*Set problem*
Take the lines from the beginning of the material through the line containing "const innerData = toRows(elecc2011);" and retype them exactly, leaving the pictures out.

--- start ---

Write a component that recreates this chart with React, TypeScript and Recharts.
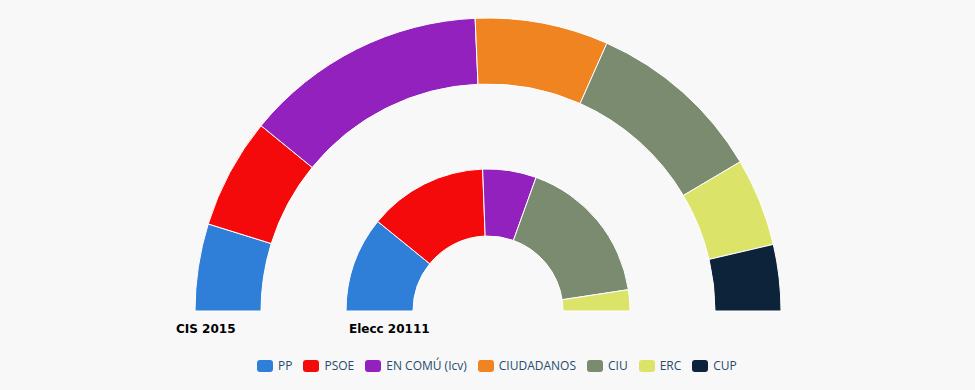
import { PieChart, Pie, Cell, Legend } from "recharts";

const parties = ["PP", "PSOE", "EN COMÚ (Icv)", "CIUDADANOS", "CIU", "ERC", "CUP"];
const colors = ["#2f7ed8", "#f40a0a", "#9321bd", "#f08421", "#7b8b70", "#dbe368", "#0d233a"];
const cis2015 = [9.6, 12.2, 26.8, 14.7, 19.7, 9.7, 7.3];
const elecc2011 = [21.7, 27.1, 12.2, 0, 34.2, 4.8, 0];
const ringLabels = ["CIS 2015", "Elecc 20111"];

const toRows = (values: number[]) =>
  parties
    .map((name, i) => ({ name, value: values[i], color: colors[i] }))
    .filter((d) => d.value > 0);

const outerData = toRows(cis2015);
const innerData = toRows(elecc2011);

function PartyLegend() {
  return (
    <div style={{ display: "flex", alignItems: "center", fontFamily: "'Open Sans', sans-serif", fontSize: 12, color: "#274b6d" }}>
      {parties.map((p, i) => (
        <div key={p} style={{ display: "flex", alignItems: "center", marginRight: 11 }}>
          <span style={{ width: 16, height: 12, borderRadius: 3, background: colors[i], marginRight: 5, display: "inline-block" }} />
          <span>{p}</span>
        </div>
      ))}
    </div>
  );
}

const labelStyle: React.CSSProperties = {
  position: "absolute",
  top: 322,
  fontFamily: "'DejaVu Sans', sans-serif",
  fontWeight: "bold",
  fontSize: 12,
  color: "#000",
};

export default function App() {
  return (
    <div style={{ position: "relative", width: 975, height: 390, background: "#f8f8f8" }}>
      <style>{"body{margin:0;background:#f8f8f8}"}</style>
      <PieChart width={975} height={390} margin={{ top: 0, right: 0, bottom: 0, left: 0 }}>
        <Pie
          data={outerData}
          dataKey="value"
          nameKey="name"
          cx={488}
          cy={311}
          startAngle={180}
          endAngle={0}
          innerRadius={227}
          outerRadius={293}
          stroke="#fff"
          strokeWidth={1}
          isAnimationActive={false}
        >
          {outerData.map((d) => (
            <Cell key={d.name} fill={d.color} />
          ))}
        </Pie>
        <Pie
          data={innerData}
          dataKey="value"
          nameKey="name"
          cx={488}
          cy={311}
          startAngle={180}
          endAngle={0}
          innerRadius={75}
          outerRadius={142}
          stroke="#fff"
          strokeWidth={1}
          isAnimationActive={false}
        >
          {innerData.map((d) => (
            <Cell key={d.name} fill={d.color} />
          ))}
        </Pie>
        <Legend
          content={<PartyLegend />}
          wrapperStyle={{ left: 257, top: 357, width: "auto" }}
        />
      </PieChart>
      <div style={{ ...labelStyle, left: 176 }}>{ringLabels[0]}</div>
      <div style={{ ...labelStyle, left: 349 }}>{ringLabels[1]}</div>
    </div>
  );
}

--- end ---

*Exercise solution*
Write a component that recreates this chart with React, TypeScript and Recharts.
import { PieChart, Pie, Cell, Legend } from "recharts";

const parties = ["PP", "PSOE", "EN COMÚ (Icv)", "CIUDADANOS", "CIU", "ERC", "CUP"];
const colors = ["#2f7ed8", "#f40a0a", "#9321bd", "#f08421", "#7b8b70", "#dbe368", "#0d233a"];
const cis2015 = [9.6, 12.2, 26.8, 14.7, 19.7, 9.7, 7.3];
const elecc2011 = [21.7, 27.1, 12.2, 0, 34.2, 4.8, 0];
const ringLabels = ["CIS 2015", "Elecc 20111"];

const toRows = (values: number[]) =>
  parties
    .map((name, i) => ({ name, value: values[i], color: colors[i] }))
    .filter((d) => d.value > 0);

const outerData = toRows(cis2015);
const innerData = toRows(elecc2011);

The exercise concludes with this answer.